I despise asking for and taking help. Having been blind since birth, you’d think I’d be an expert in accepting help (at least disability-related help)! If you define expert as someone who’s done something often and thought about it a lot, then maybe I am. I did my dissertation study on altruism and a friend made me a wall hanging with “ask” spelled out in braille on it.

However, I’m definitely one of the 70% of people that an executive coach, Nora Bouchard, says could have used help in the last week but didn’t ask for it. As I age and watch friends age and need more help, I think it’s time to turn the spotlight on the fine art of asking for help and maybe rearrange my attitude a teeny bit!

Why are we so reluctant to ask for or even accept help? Pride? The myth of “I can do all things”? Shame when we can’t? Fear of being slimed by patronizing help? Fear of losing control? “More blessed to give than to receive” rings in our ears? Difficulty articulating what we need? Fear of getting “help” we don’t want along with help we do want? All of the above!

It’s easier for me to ask or accept help, if I know I have something to trade, know the giver well enough to know they’re not looking down on me as they reach out, knowing someone else is depending on me to accomplish this chore, or if the ask is a small one.

Using Bookshare, www.bookshare.org I was able to skim through hundreds of books with “help” in the title. Lots of self help titles promising help for everything from training your dog to taming your fears. The three I found the most helpful with their foci on the asking part of the process were:

  • Help Thanks Wow by A. Lamott
  • The Art Of Asking: How I Learned To Stop Worrying And Let People Help by Amanda Palmer and Brene Brown
  • Mayday: Asking for Help in Times of Need by M. Klaver

Amanda Palmer is a musician and a performance artist who espouses radical openness in asking and giving help. She’s crowd-funded her recordings and tweeted her fans for all kinds of help for herself and others. She shares her struggles with asking and taking help particularly from her husband. A good read if you’re wanting to be inspired!!

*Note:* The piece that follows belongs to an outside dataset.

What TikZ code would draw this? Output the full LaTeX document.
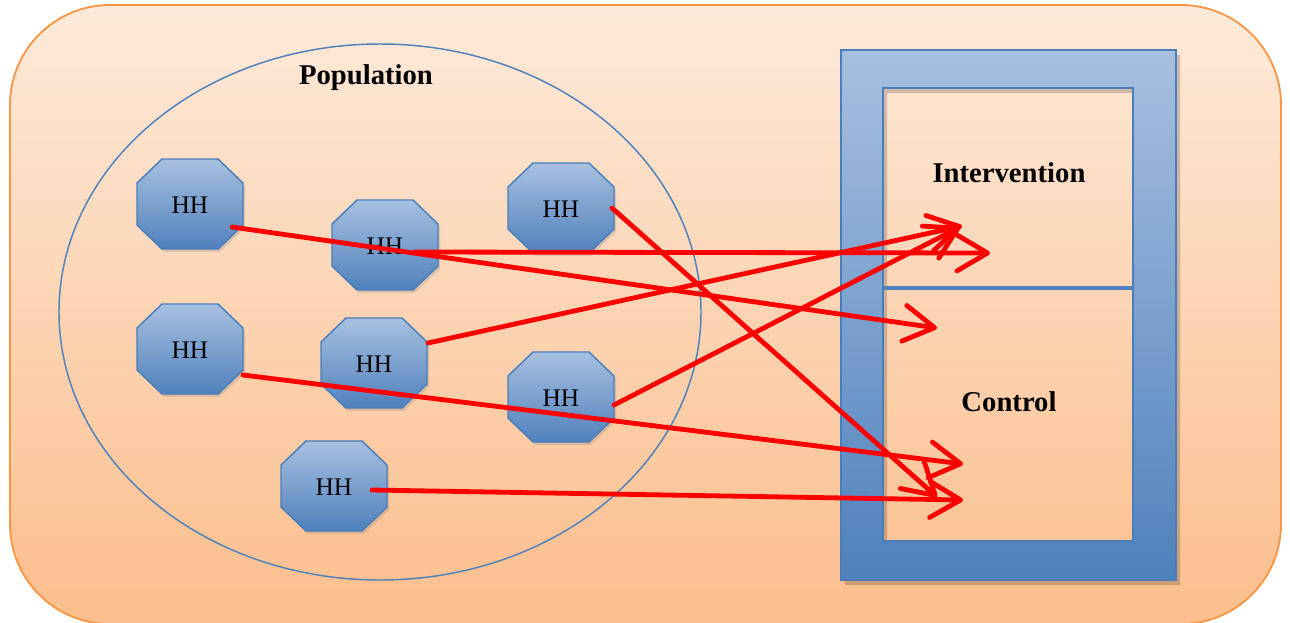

Anne Lamott writes about prayer in such a funny, realistic, approachable way that you hardly realize you’re doing “spiritual” reading. Her first prayer is “Help” which is a great reminder to me that asking my Higher Power for help could be a great place to start!

The Klaver book breaks asking for help into a seven step process. The seven steps are:

  1. Name the need
  2. Give yourself a break (self-compassion and believing you deserve it)
  3. Take a leap (revving up your confidence and faith)
  4. Ask!
  5. Be grateful and gracious whether request is met or not
  6. Listen differently to what you get
  7. Say thanks

Inspired by my reading, I asked my Facebook and Twitter followers for their top tips for how to ask. I got several great replies which tells me I’m not alone in this struggle. Here are my tips from one struggler to another:

  1. Figure out what you need exactly.
  2. Remind yourself you’re not alone; half the people over sixty-five have a disability, so will need disability-related help.
  3. Remind yourself that even Jesus asked His disciples to wait and watch with Him.
  4. Remind yourself that you’re giving a gift by letting yourself be helped because people like to help and somebody has to be the receiver! It’s your turn now!
  5. Reframe (at least in your own mind) or offer a trade: “If you give me a ride, I’ll buy you a cup of coffee”
  6. Strategize how that person can probably most successfully meet it. For example, “point my finger toward the bank building” rather than asking “where is the bank?” and them pointing or saying left when they mean right.
  7. Say a happy “thanks”, not an apology for the need but a strong thanks for meeting it.
  8. Keep helping and asking so the balancing act can go on between helping and being helped.

What you (when you’re in the role of the giver) can do to help:

  • Offer help freely “May I help?” rather than “Do you NEED help?”
  • Point out that you benefit from my company; e.g. “I have to go and would like company. Want to ride with?”
  • Listen to what I ask for instead of dishing out what you think I need.